I think that is the key that many Nanny state advocates don’t get, just because it’s in the cartoon doesn’t mean that children are going to run out and engage in the activity. On those same Tom and Jerry cartoons they would regularly smack each other in the face with hammers, set each other on fire or swing axes at each other’s heads. In my childhood I had more access to hammers, axes and matches than cigarettes and luckily for me and my playmates, I never reenacted any of those Tom and Jerry antics.
So what makes regulators so sure I was going to fall all over my 10-year-old self for a package of Lucky Strikes? I think pressure from non-cartoon peers is what encourages detrimental activities like smoking not some wacky, no-luck cat who occasionally lights one up.
Why is it then that Tom and Jerry have to cut the smoking and not the violence? Why do censors see smoking as the biggest danger to protect us and not violence? To preface, I don’t believe in censoring any of Tom and Jerry, but I do believe parents should pay attention and choose what their children take in whether it is television or any other stimulus. As stimuli go, the violence camp seems to have blood above its door every time the censors come looking for some societal ill from which to protect us.
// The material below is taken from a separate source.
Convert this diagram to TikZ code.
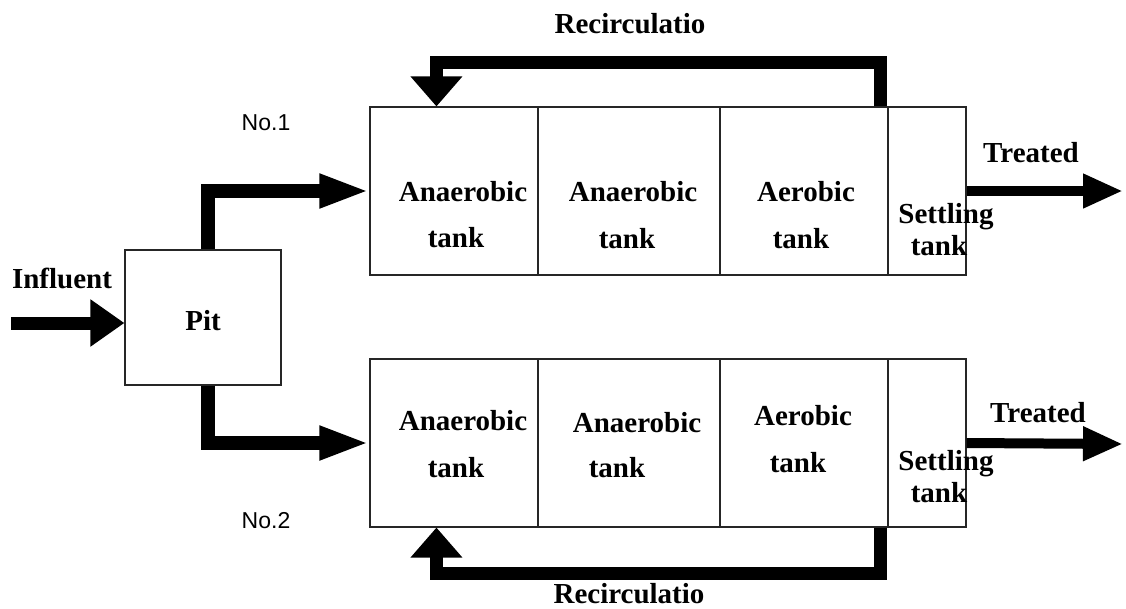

Violence is deemed acceptable in every show from the now non-smoking Tom and Jerry to the latest network drama. While I’m not a proponent of censoring television violence, I sure worry more about being shot or robbed than having people come into my house, undress and make out. If I’m forced to be the nation’s nanny I’d rather they see butts and boobies than people inflict bodily harm on one another with no consequence.
I do hope that the over protectionism of the U.K.’s stinky old nanny is a wake-up call to the voters of this country to make sure our nanny stays small and young and keeps driving her red car, making out with her boyfriend and leaving us alone.